_THE REQUEST_
Please transcribe the data below exactly. Leave the pictures out.

━━ SUPPLIED INFORMATION

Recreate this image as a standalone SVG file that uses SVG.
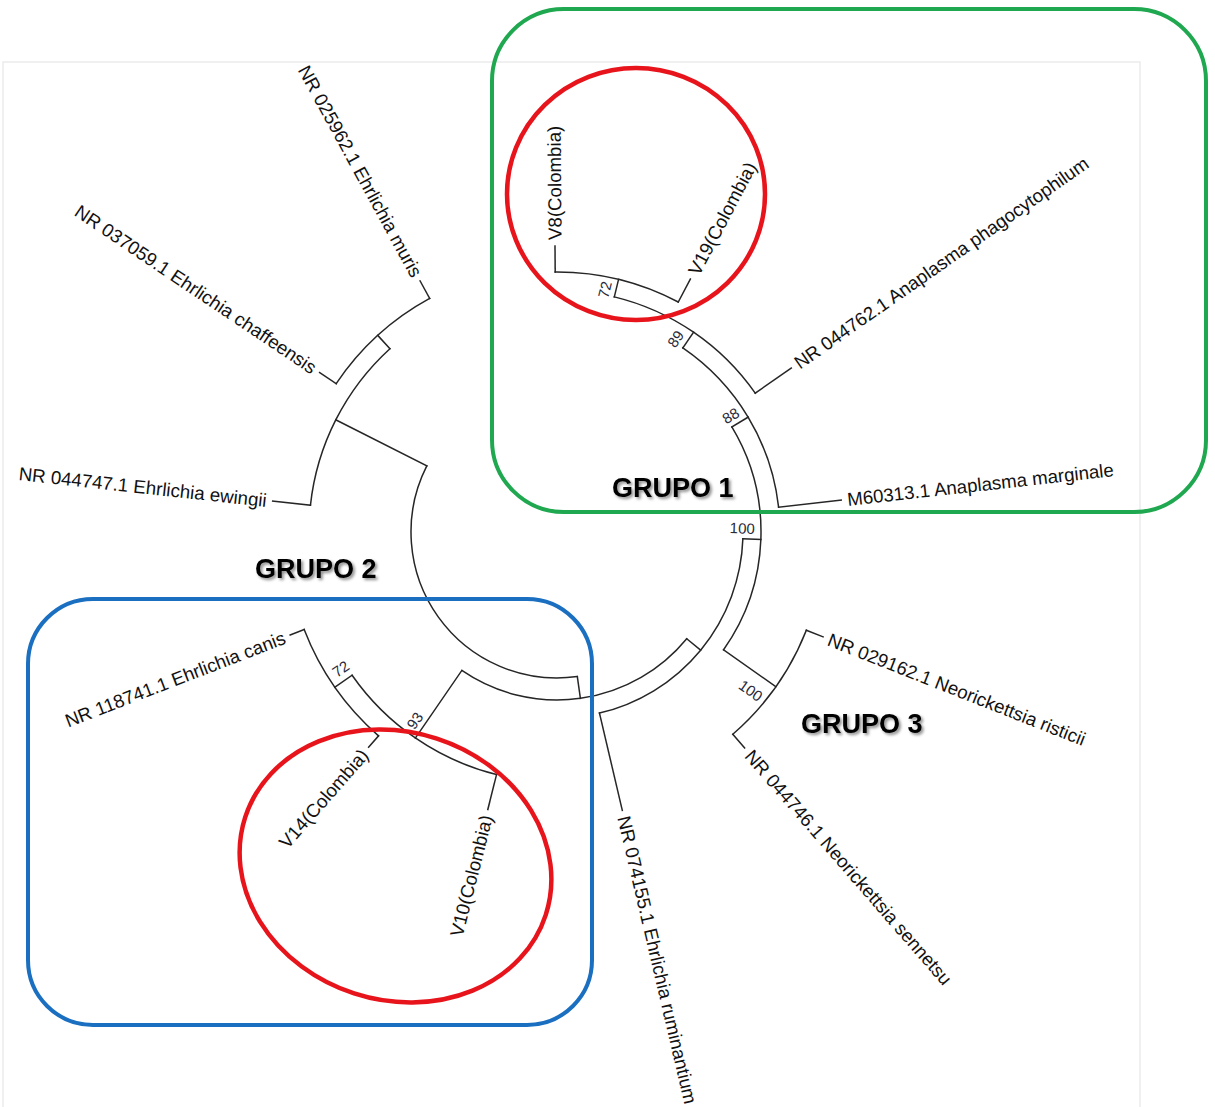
<svg xmlns="http://www.w3.org/2000/svg" width="1215" height="1107" viewBox="0 0 1215 1107">
<style>
  .br{fill:none;stroke:#262626;stroke-width:1.5;stroke-linecap:square}
  .lf{font-family:"Liberation Sans",Arial,sans-serif;font-size:18.7px;fill:#111}
  .bs{font-family:"Liberation Sans",Arial,sans-serif;font-size:15px;fill:#2a2a3a;text-anchor:middle}
  .grp{font-family:"Liberation Sans",Arial,sans-serif;font-size:27px;font-weight:bold;fill:#000;filter:url(#sh)}
  .box{fill:none;stroke-width:4}
  .ring{fill:none;stroke:#e8141c;stroke-width:4.5}
</style>
<defs>
  <filter id="sh" x="-10%" y="-30%" width="130%" height="180%">
    <feDropShadow dx="2" dy="2" stdDeviation="1.5" flood-color="#000" flood-opacity="0.45"/>
  </filter>
</defs>
<rect x="0" y="0" width="1215" height="1107" fill="#fff"/>
<rect x="3" y="62" width="1137" height="1060" fill="none" stroke="#ebebeb" stroke-width="1.5"/>

<g id="connectors">
  <path class="br" d="M426.80,465.95 A146,146 0 0 0 577.32,676.58"/>
  <path class="br" d="M426.80,465.95 L335.83,419.80"/>
  <path class="br" d="M389.92,348.73 A248,248 0 0 0 310.45,505.22"/>
  <path class="br" d="M389.92,348.73 L377.80,335.43"/>
  <path class="br" d="M429.67,298.46 A266,266 0 0 0 336.20,383.66"/>
  <path class="br" d="M429.67,298.46 L420.09,280.90"/>
  <path class="br" d="M336.20,383.66 L319.60,372.51"/>
  <path class="br" d="M310.45,505.22 L272.67,501.11"/>
  <path class="br" d="M577.32,676.58 L580.38,698.37"/>
  <path class="br" d="M461.84,670.45 A168,168 0 0 0 686.72,638.73"/>
  <path class="br" d="M461.84,670.45 L415.40,738.03"/>
  <path class="br" d="M352.09,675.22 A250,250 0 0 0 496.52,774.58"/>
  <path class="br" d="M496.52,774.58 L487.81,809.51"/>
  <path class="br" d="M352.09,675.22 L334.87,687.25"/>
  <path class="br" d="M304.17,629.55 A271,271 0 0 0 378.50,735.90"/>
  <path class="br" d="M304.17,629.55 L290.18,634.95"/>
  <path class="br" d="M378.50,735.90 L368.61,747.19"/>
  <path class="br" d="M686.72,638.73 L700.64,650.17"/>
  <path class="br" d="M599.47,713.09 A186,186 0 0 0 742.88,538.82"/>
  <path class="br" d="M599.47,713.09 L622.31,810.44"/>
  <path class="br" d="M742.88,538.82 L760.86,539.47"/>
  <path class="br" d="M723.59,649.74 A204,204 0 0 0 731.86,426.93"/>
  <path class="br" d="M723.59,649.74 L775.86,686.68"/>
  <path class="br" d="M732.82,734.26 A268,268 0 0 0 806.35,630.22"/>
  <path class="br" d="M732.82,734.26 L744.63,747.85"/>
  <path class="br" d="M806.35,630.22 L823.10,636.82"/>
  <path class="br" d="M731.86,426.93 L748.15,417.15"/>
  <path class="br" d="M778.61,507.14 A223,223 0 0 0 682.83,347.89"/>
  <path class="br" d="M778.61,507.14 L841.22,500.12"/>
  <path class="br" d="M682.83,347.89 L693.55,332.20"/>
  <path class="br" d="M755.23,393.19 A242,242 0 0 0 614.32,296.88"/>
  <path class="br" d="M755.23,393.19 L791.28,367.96"/>
  <path class="br" d="M614.32,296.88 L618.58,279.40"/>
  <path class="br" d="M678.26,302.01 A260,260 0 0 0 555.19,272.01"/>
  <path class="br" d="M678.26,302.01 L690.38,279.01"/>
  <path class="br" d="M555.19,272.01 L555.00,246.01"/>
</g>

<g id="leaf-V8"><text class="lf" transform="translate(554.96,240.01) rotate(-90.4)" dy="0.35em">V8(Colombia)</text></g>
<g id="leaf-V19"><text class="lf" transform="translate(693.18,273.70) rotate(-62.2)" dy="0.35em">V19(Colombia)</text></g>
<g id="leaf-phagocytophilum"><text class="lf" transform="translate(796.19,364.51) rotate(-35)" dy="0.35em">NR 044762.1 Anaplasma phagocytophilum</text></g>
<g id="leaf-marginale"><text class="lf" transform="translate(847.18,499.45) rotate(-6.4)" dy="0.35em">M60313.1 Anaplasma marginale</text></g>
<g id="leaf-risticii"><text class="lf" transform="translate(828.68,639.02) rotate(21.5)" dy="0.35em">NR 029162.1 Neorickettsia risticii</text></g>
<g id="leaf-sennetsu"><text class="lf" transform="translate(748.57,752.38) rotate(49)" dy="0.35em">NR 044746.1 Neorickettsia sennetsu</text></g>
<g id="leaf-ruminantium"><text class="lf" transform="translate(623.68,816.29) rotate(76.8)" dy="0.35em">NR 074155.1 Ehrlichia ruminantium</text></g>
<g id="leaf-V10"><text class="lf" text-anchor="end" transform="translate(486.36,815.33) rotate(-76)" dy="0.35em">V10(Colombia)</text></g>
<g id="leaf-V14"><text class="lf" text-anchor="end" transform="translate(364.66,751.70) rotate(-48.8)" dy="0.35em">V14(Colombia)</text></g>
<g id="leaf-canis"><text class="lf" text-anchor="end" transform="translate(284.58,637.11) rotate(-21.1)" dy="0.35em">NR 118741.1 Ehrlichia canis</text></g>
<g id="leaf-ewingii"><text class="lf" text-anchor="end" transform="translate(266.71,500.46) rotate(6.2)" dy="0.35em">NR 044747.1 Ehrlichia ewingii</text></g>
<g id="leaf-chaffeensis"><text class="lf" text-anchor="end" transform="translate(314.62,369.16) rotate(33.9)" dy="0.35em">NR 037059.1 Ehrlichia chaffeensis</text></g>
<g id="leaf-muris"><text class="lf" text-anchor="end" transform="translate(417.22,275.63) rotate(61.4)" dy="0.35em">NR 025962.1 Ehrlichia muris</text></g>

<g id="bootstrap">
  <text class="bs" transform="translate(605,289.7) rotate(-76.3)" dy="0.35em">72</text>
  <text class="bs" transform="translate(675.7,339) rotate(-55.65)" dy="0.35em">89</text>
  <text class="bs" transform="translate(730.7,415.7) rotate(-31)" dy="0.35em">88</text>
  <text class="bs" transform="translate(742.3,528.3) rotate(2.1)" dy="0.35em">100</text>
  <text class="bs" transform="translate(750.7,690.7) rotate(35.25)" dy="0.35em">100</text>
  <text class="bs" transform="translate(340.7,669) rotate(-35)" dy="0.35em">72</text>
  <text class="bs" transform="translate(415,720.7) rotate(-55.5)" dy="0.35em">93</text>
</g>

<g id="grupo1">
  <rect class="box" x="492" y="9" width="714" height="503" rx="72" ry="72" stroke="#1fa84f"/>
  <text class="grp" x="612" y="497">GRUPO 1</text>
</g>
<g id="grupo2">
  <rect class="box" x="28" y="599" width="564" height="426" rx="65" ry="65" stroke="#1a6fc0"/>
  <text class="grp" x="255" y="578">GRUPO 2</text>
</g>
<g id="grupo3">
  <text class="grp" x="801" y="733">GRUPO 3</text>
</g>
<g id="highlight-top"><ellipse class="ring" cx="636" cy="194" rx="129" ry="126"/></g>
<g id="highlight-bottom"><ellipse class="ring" cx="395.5" cy="866" rx="158" ry="134" transform="rotate(18 395.5 866)"/></g>
</svg>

━━━━

_WRITTEN RESPONSE_
Recreate this image as a standalone SVG file that uses SVG.
<svg xmlns="http://www.w3.org/2000/svg" width="1215" height="1107" viewBox="0 0 1215 1107">
<style>
  .br{fill:none;stroke:#262626;stroke-width:1.5;stroke-linecap:square}
  .lf{font-family:"Liberation Sans",Arial,sans-serif;font-size:18.7px;fill:#111}
  .bs{font-family:"Liberation Sans",Arial,sans-serif;font-size:15px;fill:#2a2a3a;text-anchor:middle}
  .grp{font-family:"Liberation Sans",Arial,sans-serif;font-size:27px;font-weight:bold;fill:#000;filter:url(#sh)}
  .box{fill:none;stroke-width:4}
  .ring{fill:none;stroke:#e8141c;stroke-width:4.5}
</style>
<defs>
  <filter id="sh" x="-10%" y="-30%" width="130%" height="180%">
    <feDropShadow dx="2" dy="2" stdDeviation="1.5" flood-color="#000" flood-opacity="0.45"/>
  </filter>
</defs>
<rect x="0" y="0" width="1215" height="1107" fill="#fff"/>
<rect x="3" y="62" width="1137" height="1060" fill="none" stroke="#ebebeb" stroke-width="1.5"/>

<g id="connectors">
  <path class="br" d="M426.80,465.95 A146,146 0 0 0 577.32,676.58"/>
  <path class="br" d="M426.80,465.95 L335.83,419.80"/>
  <path class="br" d="M389.92,348.73 A248,248 0 0 0 310.45,505.22"/>
  <path class="br" d="M389.92,348.73 L377.80,335.43"/>
  <path class="br" d="M429.67,298.46 A266,266 0 0 0 336.20,383.66"/>
  <path class="br" d="M429.67,298.46 L420.09,280.90"/>
  <path class="br" d="M336.20,383.66 L319.60,372.51"/>
  <path class="br" d="M310.45,505.22 L272.67,501.11"/>
  <path class="br" d="M577.32,676.58 L580.38,698.37"/>
  <path class="br" d="M461.84,670.45 A168,168 0 0 0 686.72,638.73"/>
  <path class="br" d="M461.84,670.45 L415.40,738.03"/>
  <path class="br" d="M352.09,675.22 A250,250 0 0 0 496.52,774.58"/>
  <path class="br" d="M496.52,774.58 L487.81,809.51"/>
  <path class="br" d="M352.09,675.22 L334.87,687.25"/>
  <path class="br" d="M304.17,629.55 A271,271 0 0 0 378.50,735.90"/>
  <path class="br" d="M304.17,629.55 L290.18,634.95"/>
  <path class="br" d="M378.50,735.90 L368.61,747.19"/>
  <path class="br" d="M686.72,638.73 L700.64,650.17"/>
  <path class="br" d="M599.47,713.09 A186,186 0 0 0 742.88,538.82"/>
  <path class="br" d="M599.47,713.09 L622.31,810.44"/>
  <path class="br" d="M742.88,538.82 L760.86,539.47"/>
  <path class="br" d="M723.59,649.74 A204,204 0 0 0 731.86,426.93"/>
  <path class="br" d="M723.59,649.74 L775.86,686.68"/>
  <path class="br" d="M732.82,734.26 A268,268 0 0 0 806.35,630.22"/>
  <path class="br" d="M732.82,734.26 L744.63,747.85"/>
  <path class="br" d="M806.35,630.22 L823.10,636.82"/>
  <path class="br" d="M731.86,426.93 L748.15,417.15"/>
  <path class="br" d="M778.61,507.14 A223,223 0 0 0 682.83,347.89"/>
  <path class="br" d="M778.61,507.14 L841.22,500.12"/>
  <path class="br" d="M682.83,347.89 L693.55,332.20"/>
  <path class="br" d="M755.23,393.19 A242,242 0 0 0 614.32,296.88"/>
  <path class="br" d="M755.23,393.19 L791.28,367.96"/>
  <path class="br" d="M614.32,296.88 L618.58,279.40"/>
  <path class="br" d="M678.26,302.01 A260,260 0 0 0 555.19,272.01"/>
  <path class="br" d="M678.26,302.01 L690.38,279.01"/>
  <path class="br" d="M555.19,272.01 L555.00,246.01"/>
</g>

<g id="leaf-V8"><text class="lf" transform="translate(554.96,240.01) rotate(-90.4)" dy="0.35em">V8(Colombia)</text></g>
<g id="leaf-V19"><text class="lf" transform="translate(693.18,273.70) rotate(-62.2)" dy="0.35em">V19(Colombia)</text></g>
<g id="leaf-phagocytophilum"><text class="lf" transform="translate(796.19,364.51) rotate(-35)" dy="0.35em">NR 044762.1 Anaplasma phagocytophilum</text></g>
<g id="leaf-marginale"><text class="lf" transform="translate(847.18,499.45) rotate(-6.4)" dy="0.35em">M60313.1 Anaplasma marginale</text></g>
<g id="leaf-risticii"><text class="lf" transform="translate(828.68,639.02) rotate(21.5)" dy="0.35em">NR 029162.1 Neorickettsia risticii</text></g>
<g id="leaf-sennetsu"><text class="lf" transform="translate(748.57,752.38) rotate(49)" dy="0.35em">NR 044746.1 Neorickettsia sennetsu</text></g>
<g id="leaf-ruminantium"><text class="lf" transform="translate(623.68,816.29) rotate(76.8)" dy="0.35em">NR 074155.1 Ehrlichia ruminantium</text></g>
<g id="leaf-V10"><text class="lf" text-anchor="end" transform="translate(486.36,815.33) rotate(-76)" dy="0.35em">V10(Colombia)</text></g>
<g id="leaf-V14"><text class="lf" text-anchor="end" transform="translate(364.66,751.70) rotate(-48.8)" dy="0.35em">V14(Colombia)</text></g>
<g id="leaf-canis"><text class="lf" text-anchor="end" transform="translate(284.58,637.11) rotate(-21.1)" dy="0.35em">NR 118741.1 Ehrlichia canis</text></g>
<g id="leaf-ewingii"><text class="lf" text-anchor="end" transform="translate(266.71,500.46) rotate(6.2)" dy="0.35em">NR 044747.1 Ehrlichia ewingii</text></g>
<g id="leaf-chaffeensis"><text class="lf" text-anchor="end" transform="translate(314.62,369.16) rotate(33.9)" dy="0.35em">NR 037059.1 Ehrlichia chaffeensis</text></g>
<g id="leaf-muris"><text class="lf" text-anchor="end" transform="translate(417.22,275.63) rotate(61.4)" dy="0.35em">NR 025962.1 Ehrlichia muris</text></g>

<g id="bootstrap">
  <text class="bs" transform="translate(605,289.7) rotate(-76.3)" dy="0.35em">72</text>
  <text class="bs" transform="translate(675.7,339) rotate(-55.65)" dy="0.35em">89</text>
  <text class="bs" transform="translate(730.7,415.7) rotate(-31)" dy="0.35em">88</text>
  <text class="bs" transform="translate(742.3,528.3) rotate(2.1)" dy="0.35em">100</text>
  <text class="bs" transform="translate(750.7,690.7) rotate(35.25)" dy="0.35em">100</text>
  <text class="bs" transform="translate(340.7,669) rotate(-35)" dy="0.35em">72</text>
  <text class="bs" transform="translate(415,720.7) rotate(-55.5)" dy="0.35em">93</text>
</g>

<g id="grupo1">
  <rect class="box" x="492" y="9" width="714" height="503" rx="72" ry="72" stroke="#1fa84f"/>
  <text class="grp" x="612" y="497">GRUPO 1</text>
</g>
<g id="grupo2">
  <rect class="box" x="28" y="599" width="564" height="426" rx="65" ry="65" stroke="#1a6fc0"/>
  <text class="grp" x="255" y="578">GRUPO 2</text>
</g>
<g id="grupo3">
  <text class="grp" x="801" y="733">GRUPO 3</text>
</g>
<g id="highlight-top"><ellipse class="ring" cx="636" cy="194" rx="129" ry="126"/></g>
<g id="highlight-bottom"><ellipse class="ring" cx="395.5" cy="866" rx="158" ry="134" transform="rotate(18 395.5 866)"/></g>
</svg>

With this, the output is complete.